▸ **EXERCISE DESCRIPTION**: Below are entries. Give back exactly the lines from the one containing "Give me the TikZ source for this diagram." through the one containing "(5.5,5.5) -- (574,5.5);", inclusive, without the pictures.

▸ **RECORDS FOR THE TASK**:

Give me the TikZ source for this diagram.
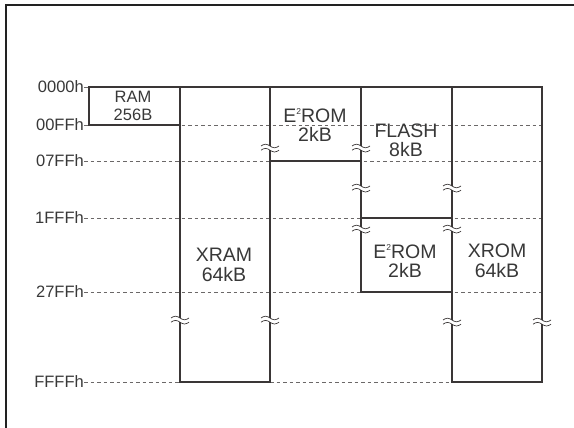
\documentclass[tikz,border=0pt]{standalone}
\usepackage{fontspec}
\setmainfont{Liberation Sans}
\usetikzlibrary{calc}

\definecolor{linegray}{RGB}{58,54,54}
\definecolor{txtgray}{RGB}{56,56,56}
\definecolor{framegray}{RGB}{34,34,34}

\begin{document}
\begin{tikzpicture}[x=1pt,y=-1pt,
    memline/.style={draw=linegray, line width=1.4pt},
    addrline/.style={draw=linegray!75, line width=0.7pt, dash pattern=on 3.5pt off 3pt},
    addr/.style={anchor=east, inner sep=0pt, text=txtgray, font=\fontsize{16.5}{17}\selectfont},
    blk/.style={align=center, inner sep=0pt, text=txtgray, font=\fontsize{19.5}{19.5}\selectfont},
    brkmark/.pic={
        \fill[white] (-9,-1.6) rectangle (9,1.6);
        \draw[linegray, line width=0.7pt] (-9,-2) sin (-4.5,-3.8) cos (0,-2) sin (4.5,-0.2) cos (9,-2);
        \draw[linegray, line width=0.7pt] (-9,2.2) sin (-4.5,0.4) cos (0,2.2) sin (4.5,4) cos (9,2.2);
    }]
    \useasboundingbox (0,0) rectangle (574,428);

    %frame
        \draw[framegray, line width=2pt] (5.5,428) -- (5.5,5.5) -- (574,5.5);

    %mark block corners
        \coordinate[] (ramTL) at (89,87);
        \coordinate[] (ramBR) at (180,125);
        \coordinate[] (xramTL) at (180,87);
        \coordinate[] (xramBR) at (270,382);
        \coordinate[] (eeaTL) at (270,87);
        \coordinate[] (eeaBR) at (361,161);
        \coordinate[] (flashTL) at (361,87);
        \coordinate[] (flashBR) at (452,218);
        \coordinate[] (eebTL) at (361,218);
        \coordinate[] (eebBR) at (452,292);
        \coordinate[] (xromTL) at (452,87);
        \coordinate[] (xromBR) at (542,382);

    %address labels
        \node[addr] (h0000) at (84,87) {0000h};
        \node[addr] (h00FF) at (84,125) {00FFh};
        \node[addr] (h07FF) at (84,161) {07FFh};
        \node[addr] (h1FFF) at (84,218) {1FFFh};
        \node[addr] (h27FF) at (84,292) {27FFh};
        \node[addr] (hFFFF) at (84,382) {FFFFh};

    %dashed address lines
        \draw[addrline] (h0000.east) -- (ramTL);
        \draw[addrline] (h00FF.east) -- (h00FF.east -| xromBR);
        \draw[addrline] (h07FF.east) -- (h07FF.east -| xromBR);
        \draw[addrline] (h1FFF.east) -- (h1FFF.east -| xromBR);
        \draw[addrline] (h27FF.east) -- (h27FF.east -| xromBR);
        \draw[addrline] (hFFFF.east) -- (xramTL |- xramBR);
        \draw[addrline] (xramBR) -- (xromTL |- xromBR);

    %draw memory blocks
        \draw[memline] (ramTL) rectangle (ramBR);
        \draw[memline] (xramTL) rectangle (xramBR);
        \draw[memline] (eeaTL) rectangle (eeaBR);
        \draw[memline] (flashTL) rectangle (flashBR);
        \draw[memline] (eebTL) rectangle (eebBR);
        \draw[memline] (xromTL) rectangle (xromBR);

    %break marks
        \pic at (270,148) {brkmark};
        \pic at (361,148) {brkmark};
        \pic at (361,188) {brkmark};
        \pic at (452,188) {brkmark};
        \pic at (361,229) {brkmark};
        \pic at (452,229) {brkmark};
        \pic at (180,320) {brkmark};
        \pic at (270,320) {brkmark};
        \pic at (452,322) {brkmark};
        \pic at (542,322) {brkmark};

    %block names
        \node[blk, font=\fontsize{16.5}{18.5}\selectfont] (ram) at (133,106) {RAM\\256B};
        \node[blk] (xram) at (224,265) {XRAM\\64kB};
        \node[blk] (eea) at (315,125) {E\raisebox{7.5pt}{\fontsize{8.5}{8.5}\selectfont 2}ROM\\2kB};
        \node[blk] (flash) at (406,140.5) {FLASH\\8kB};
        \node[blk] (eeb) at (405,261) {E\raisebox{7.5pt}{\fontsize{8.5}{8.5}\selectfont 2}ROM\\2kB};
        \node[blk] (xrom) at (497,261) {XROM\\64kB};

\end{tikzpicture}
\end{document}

--

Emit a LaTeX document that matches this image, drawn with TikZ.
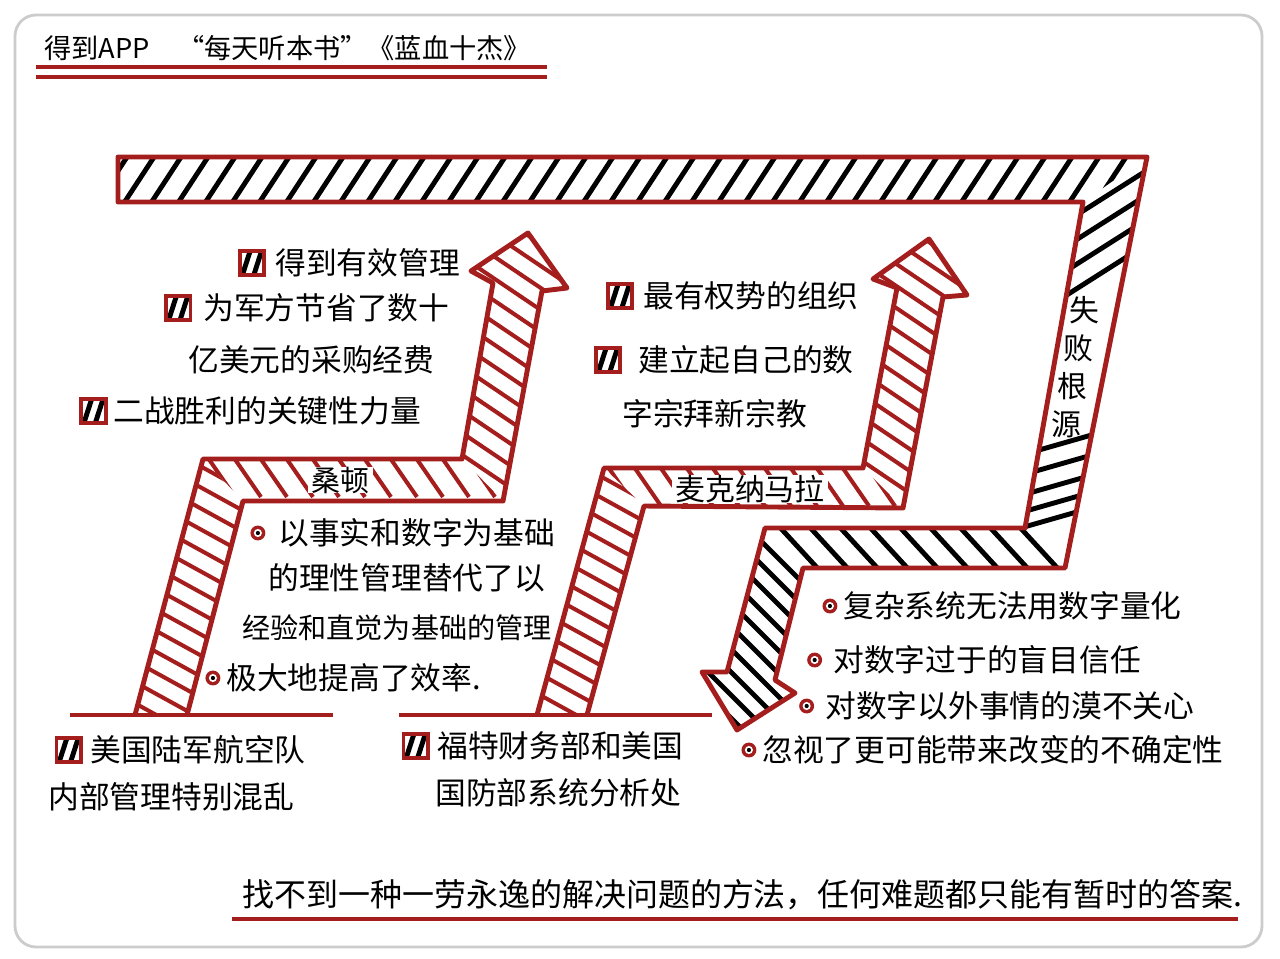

▸ **FULL OUTPUT**:
Give me the TikZ source for this diagram.
\documentclass[tikz,border=0pt]{standalone}
\usepackage{fontspec}
\setmainfont{Liberation Sans}
\usetikzlibrary{calc}

\definecolor{linegray}{RGB}{58,54,54}
\definecolor{txtgray}{RGB}{56,56,56}
\definecolor{framegray}{RGB}{34,34,34}

\begin{document}
\begin{tikzpicture}[x=1pt,y=-1pt,
    memline/.style={draw=linegray, line width=1.4pt},
    addrline/.style={draw=linegray!75, line width=0.7pt, dash pattern=on 3.5pt off 3pt},
    addr/.style={anchor=east, inner sep=0pt, text=txtgray, font=\fontsize{16.5}{17}\selectfont},
    blk/.style={align=center, inner sep=0pt, text=txtgray, font=\fontsize{19.5}{19.5}\selectfont},
    brkmark/.pic={
        \fill[white] (-9,-1.6) rectangle (9,1.6);
        \draw[linegray, line width=0.7pt] (-9,-2) sin (-4.5,-3.8) cos (0,-2) sin (4.5,-0.2) cos (9,-2);
        \draw[linegray, line width=0.7pt] (-9,2.2) sin (-4.5,0.4) cos (0,2.2) sin (4.5,4) cos (9,2.2);
    }]
    \useasboundingbox (0,0) rectangle (574,428);

    %frame
        \draw[framegray, line width=2pt] (5.5,428) -- (5.5,5.5) -- (574,5.5);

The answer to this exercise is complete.